L-Acoustics A Series and Concept Systems Solve the Acoustic Puzzle at Singapore’s School of the Arts L-Acoustics A Series and Concept Systems Solve the Acoustic Puzzle at Singapore’...
Reflective surfaces, a strict 200kg rigging limit, and a subwoofer redesign mid-project — Concept Systems delivered a concert-grade sound system in two weeks flat
Singapore – April 2026 – School of the Arts (SOTA) is Singapore’s specialised independent school for students aged 13-18, offering a six-year arts and academic curriculum, leading to the International Baccalaureate Diploma Programme (IBDP) or the International Baccalaureate Career-Related Programme (IBCP). SOTA students specialise in Dance, Film, Literary Arts, Music, Theatre and Visual Arts, honing their craft to a high level of artistic and technical excellence in a campus designed by award-winning WOHA. The Architects building’s striking design earned a World Architecture Festival award in 2010 and created exactly the kind of acoustically complex environment that demands serious engineering solutions.
When SOTA decided to overhaul the sound system in its Concert Hall, the wish list was ambitious: consistent intelligibility across 628 seats, from classical recitals to multimedia productions, without disrupting the halls carefully tuned acoustic character. What the brief didn’t fully capture was the complexity hiding in the room itself: highly reflective surfaces, serious rigging constraints, and a subwoofer geometry problem that would only reveal itself during installation. L-Acoustics Certified Partner Concept Systems navigated every one of those obstacles, completing the full installation in a two-week window with performances booked immediately after.

A Concert Hall Built for Acoustics, and the Challenge That Creates
SOTA’s Concert Hall was originally designed with acoustic performance at its heart.
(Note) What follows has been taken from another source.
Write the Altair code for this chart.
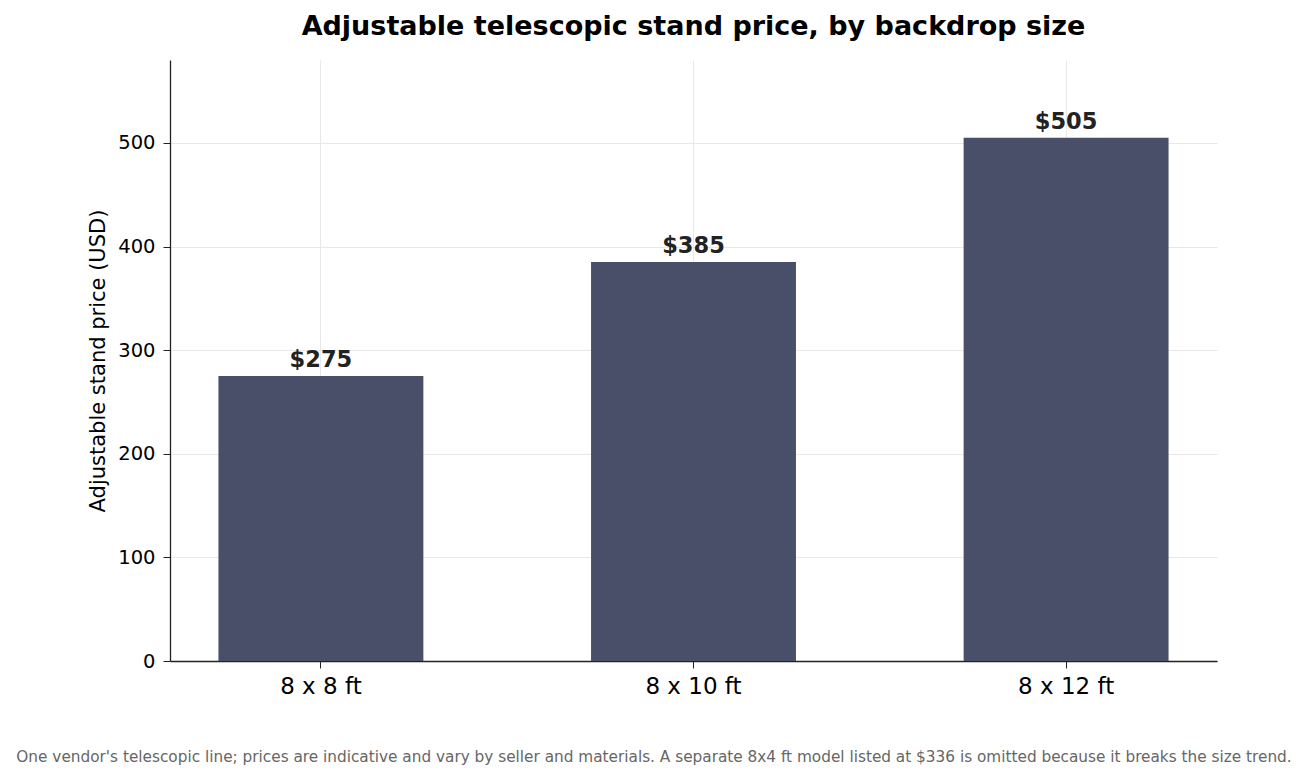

That’s a feature for the musicians who perform there. But for sound engineers, getting intelligibility right in that environment demanded exceptional control over directivity.
“The venue needed highly controlled coverage so that sound energy stayed focused on the audience and avoided exciting reflective surfaces unnecessarily,” says James Pithouse, Senior Engineer (Product and Project) at Concept Systems. “The A10i with Panflex was the right fit precisely because of how finely we can tune its horizontal dispersion. We can shape the coverage to match audience geometry and cut spill to the walls before it becomes a problem.”

200kg Limit, Zero Compromise on Performance
The reflective surfaces were the first challenge, but the second challenge was structural. The Concert Hall’s rigging points carry a strict 200kg maximum load for suspended loudspeaker clusters, ruling out heavier configurations and demanding a system that could deliver full-room coverage at compact scale. The A Series, engineered for high output-to-weight ratio, was dimensioned precisely to meet that constraint without trading away SPL or coverage consistency.
The final main system configuration of six A10i Focus and four A10i Wide deployed as left and right hangs fits within the weight limit while covering the full audience area. Five X6i provide front-fill, maintaining tonal consistency for listeners close to the stage.
A third challenge emerged during installation itself. The original design called for a vertical cardioid KS21i subwoofer arrangement but the available ceiling height at the venue made a vertical stack impractical.
Rather than accepting a compromise in bass performance, Concept Systems adapted the design, moving to a horizontal KS21i deployment that maintained cardioid directional control within the physical constraints of the space.
“Soundvision was essential in anticipating the room’s behaviour before we arrived,” James explains. “That let us optimise speaker aiming and Panflex settings in advance, so we understood the reflection problems before final tuning. And when the subwoofer geometry needed to change, we had the simulation tools and the system flexibility to adapt quickly.”

Soundvision: Solving the Room Before Setting Foot in It
L-Acoustics Soundvision drove the design process from the start, allowing Concept Systems to model loudspeaker placement, coverage patterns and SPL distribution across the full audience area before a single piece of kit was hung.
The network infrastructure that supports the installed system runs on a fully redundant Milan-AVB architecture, with three LA4X amplified controllers handling amplification and an L-Acoustics P1 processor managing signal distribution. The P1 receives AES signals from the venue’s existing Yamaha I/O system and routes audio across the network, a clean integration that required no additional format conversion hardware.

Two Weeks. Done.
Concept Systems completed the full scope, including de-rigging the previous system, installing and commissioning the new configuration, network setup and final optimisation within a two-week window tightly coordinated with the venue’s performance schedule. There was no margin for delay.
Initial feedback from the technical team has confirmed the results the design aimed for: improved clarity, more consistent coverage across all audience positions, and meaningfully greater flexibility when moving between acoustic and amplified programming. Training sessions brought the venue’s operators fully up to speed on day-to-day system management and ongoing optimisation.
“The initial response has been very positive,” James says. “The venue now has a system that genuinely handles what they put in front of it — and it’s built to grow with them.”